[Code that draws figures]

__________

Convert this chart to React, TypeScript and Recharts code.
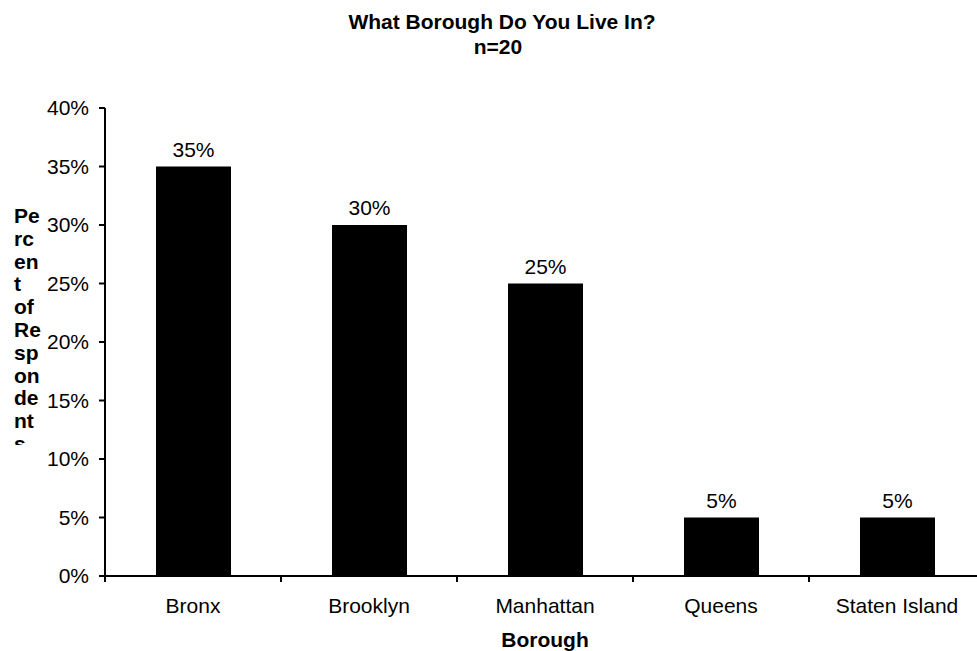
import { BarChart, Bar, XAxis, YAxis, LabelList } from 'recharts';

const BOROUGHS = ['Bronx', 'Brooklyn', 'Manhattan', 'Queens', 'Staten Island'];
const PERCENTS = [35, 30, 25, 5, 5];
const Y_TICKS = [0, 5, 10, 15, 20, 25, 30, 35, 40];
const Y_LABEL_LINES = ['Pe', 'rc', 'en', 't', 'of', 'Re', 'sp', 'on', 'de', 'nt', 's'];

const data = BOROUGHS.map((name, i) => ({ name, pct: PERCENTS[i] }));

const FONT = '"Liberation Sans", Arial, sans-serif';
const LABEL_GAP = 22;

// category label plus Excel-style tick marks on the band edges
function BoroughTick(props: any) {
  const { x, y, payload, index, visibleTicksCount } = props;
  const half = payload.offset || 0;
  const axisY = y - LABEL_GAP;
  const isLast = index === visibleTicksCount - 1;
  return (
    <g>
      <line x1={x - half} x2={x - half} y1={axisY} y2={axisY + 6} stroke="#000" strokeWidth={2} />
      {isLast && <line x1={x + half} x2={x + half} y1={axisY} y2={axisY + 6} stroke="#000" strokeWidth={2} />}
      <text x={x} y={y} dy="0.71em" textAnchor="middle" fontSize={21} fontFamily={FONT} fill="#000">
        {payload.value}
      </text>
    </g>
  );
}

export default function App() {
  return (
    <div style={{ position: 'fixed', left: 0, top: 0, width: 977, height: 651, overflow: 'hidden', background: '#fff', fontFamily: FONT }}>
      <BarChart
        width={990}
        height={651}
        data={data}
        margin={{ top: 108, right: 5, bottom: 35, left: 0 }}
        style={{ position: 'absolute', left: 0, top: 0 }}
      >
        <XAxis
          dataKey="name"
          height={40}
          axisLine={{ stroke: '#000', strokeWidth: 2 }}
          tickLine={false}
          tickSize={0}
          tickMargin={LABEL_GAP}
          interval={0}
          tick={<BoroughTick />}
        />
        <YAxis
          width={105}
          domain={[0, 40]}
          ticks={Y_TICKS}
          interval={0}
          tickFormatter={(v) => `${v}%`}
          tickSize={6}
          tickMargin={10}
          axisLine={{ stroke: '#000', strokeWidth: 2 }}
          tickLine={{ stroke: '#000', strokeWidth: 2 }}
          tick={{ fill: '#000', fontSize: 21, fontFamily: FONT }}
        />
        <Bar dataKey="pct" fill="#000" barSize={75} isAnimationActive={false}>
          <LabelList
            dataKey="pct"
            position="top"
            offset={10}
            formatter={(v: number) => `${v}%`}
            style={{ fill: '#000', fontSize: 21, fontFamily: FONT }}
          />
        </Bar>
      </BarChart>
      <svg width={977} height={651} style={{ position: 'absolute', left: 0, top: 0, pointerEvents: 'none' }}>
        <defs>
          <clipPath id="ylabclip">
            <rect x={0} y={195} width={60} height={250} />
          </clipPath>
        </defs>
        <text x={502} y={29} textAnchor="middle" fontSize={21} fontWeight="bold" fontFamily={FONT} fill="#000">
          What Borough Do You Live In?
        </text>
        <text x={498} y={54} textAnchor="middle" fontSize={21} fontWeight="bold" fontFamily={FONT} fill="#000">
          n=20
        </text>
        <g clipPath="url(#ylabclip)">
          {Y_LABEL_LINES.map((t, i) => (
            <text key={i} x={14} y={223 + i * 22.8} fontSize={21} fontWeight="bold" fontFamily={FONT} fill="#000">
              {t}
            </text>
          ))}
        </g>
        <text x={545} y={647} textAnchor="middle" fontSize={21} fontWeight="bold" fontFamily={FONT} fill="#000">
          Borough
        </text>
      </svg>
    </div>
  );
}
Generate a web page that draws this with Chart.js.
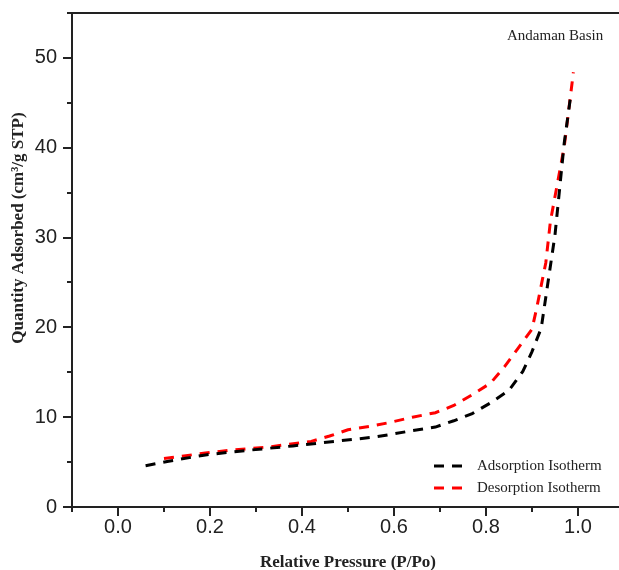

__________

* [WHAT TO PRODUCE] Retype all of the entries exactly as written, leaving out any images.

* [RESPONSE TO THE TASK]
Convert this chart to React, TypeScript and Recharts code.
import { BarChart, Bar, XAxis, YAxis, LabelList } from 'recharts';

const BOROUGHS = ['Bronx', 'Brooklyn', 'Manhattan', 'Queens', 'Staten Island'];
const PERCENTS = [35, 30, 25, 5, 5];
const Y_TICKS = [0, 5, 10, 15, 20, 25, 30, 35, 40];
const Y_LABEL_LINES = ['Pe', 'rc', 'en', 't', 'of', 'Re', 'sp', 'on', 'de', 'nt', 's'];

const data = BOROUGHS.map((name, i) => ({ name, pct: PERCENTS[i] }));

const FONT = '"Liberation Sans", Arial, sans-serif';
const LABEL_GAP = 22;

// category label plus Excel-style tick marks on the band edges
function BoroughTick(props: any) {
  const { x, y, payload, index, visibleTicksCount } = props;
  const half = payload.offset || 0;
  const axisY = y - LABEL_GAP;
  const isLast = index === visibleTicksCount - 1;
  return (
    <g>
      <line x1={x - half} x2={x - half} y1={axisY} y2={axisY + 6} stroke="#000" strokeWidth={2} />
      {isLast && <line x1={x + half} x2={x + half} y1={axisY} y2={axisY + 6} stroke="#000" strokeWidth={2} />}
      <text x={x} y={y} dy="0.71em" textAnchor="middle" fontSize={21} fontFamily={FONT} fill="#000">
        {payload.value}
      </text>
    </g>
  );
}

export default function App() {
  return (
    <div style={{ position: 'fixed', left: 0, top: 0, width: 977, height: 651, overflow: 'hidden', background: '#fff', fontFamily: FONT }}>
      <BarChart
        width={990}
        height={651}
        data={data}
        margin={{ top: 108, right: 5, bottom: 35, left: 0 }}
        style={{ position: 'absolute', left: 0, top: 0 }}
      >
        <XAxis
          dataKey="name"
          height={40}
          axisLine={{ stroke: '#000', strokeWidth: 2 }}
          tickLine={false}
          tickSize={0}
          tickMargin={LABEL_GAP}
          interval={0}
          tick={<BoroughTick />}
        />
        <YAxis
          width={105}
          domain={[0, 40]}
          ticks={Y_TICKS}
          interval={0}
          tickFormatter={(v) => `${v}%`}
          tickSize={6}
          tickMargin={10}
          axisLine={{ stroke: '#000', strokeWidth: 2 }}
          tickLine={{ stroke: '#000', strokeWidth: 2 }}
          tick={{ fill: '#000', fontSize: 21, fontFamily: FONT }}
        />
        <Bar dataKey="pct" fill="#000" barSize={75} isAnimationActive={false}>
          <LabelList
            dataKey="pct"
            position="top"
            offset={10}
            formatter={(v: number) => `${v}%`}
            style={{ fill: '#000', fontSize: 21, fontFamily: FONT }}
          />
        </Bar>
      </BarChart>
      <svg width={977} height={651} style={{ position: 'absolute', left: 0, top: 0, pointerEvents: 'none' }}>
        <defs>
          <clipPath id="ylabclip">
            <rect x={0} y={195} width={60} height={250} />
          </clipPath>
        </defs>
        <text x={502} y={29} textAnchor="middle" fontSize={21} fontWeight="bold" fontFamily={FONT} fill="#000">
          What Borough Do You Live In?
        </text>
        <text x={498} y={54} textAnchor="middle" fontSize={21} fontWeight="bold" fontFamily={FONT} fill="#000">
          n=20
        </text>
        <g clipPath="url(#ylabclip)">
          {Y_LABEL_LINES.map((t, i) => (
            <text key={i} x={14} y={223 + i * 22.8} fontSize={21} fontWeight="bold" fontFamily={FONT} fill="#000">
              {t}
            </text>
          ))}
        </g>
        <text x={545} y={647} textAnchor="middle" fontSize={21} fontWeight="bold" fontFamily={FONT} fill="#000">
          Borough
        </text>
      </svg>
    </div>
  );
}
Generate a web page that draws this with Chart.js.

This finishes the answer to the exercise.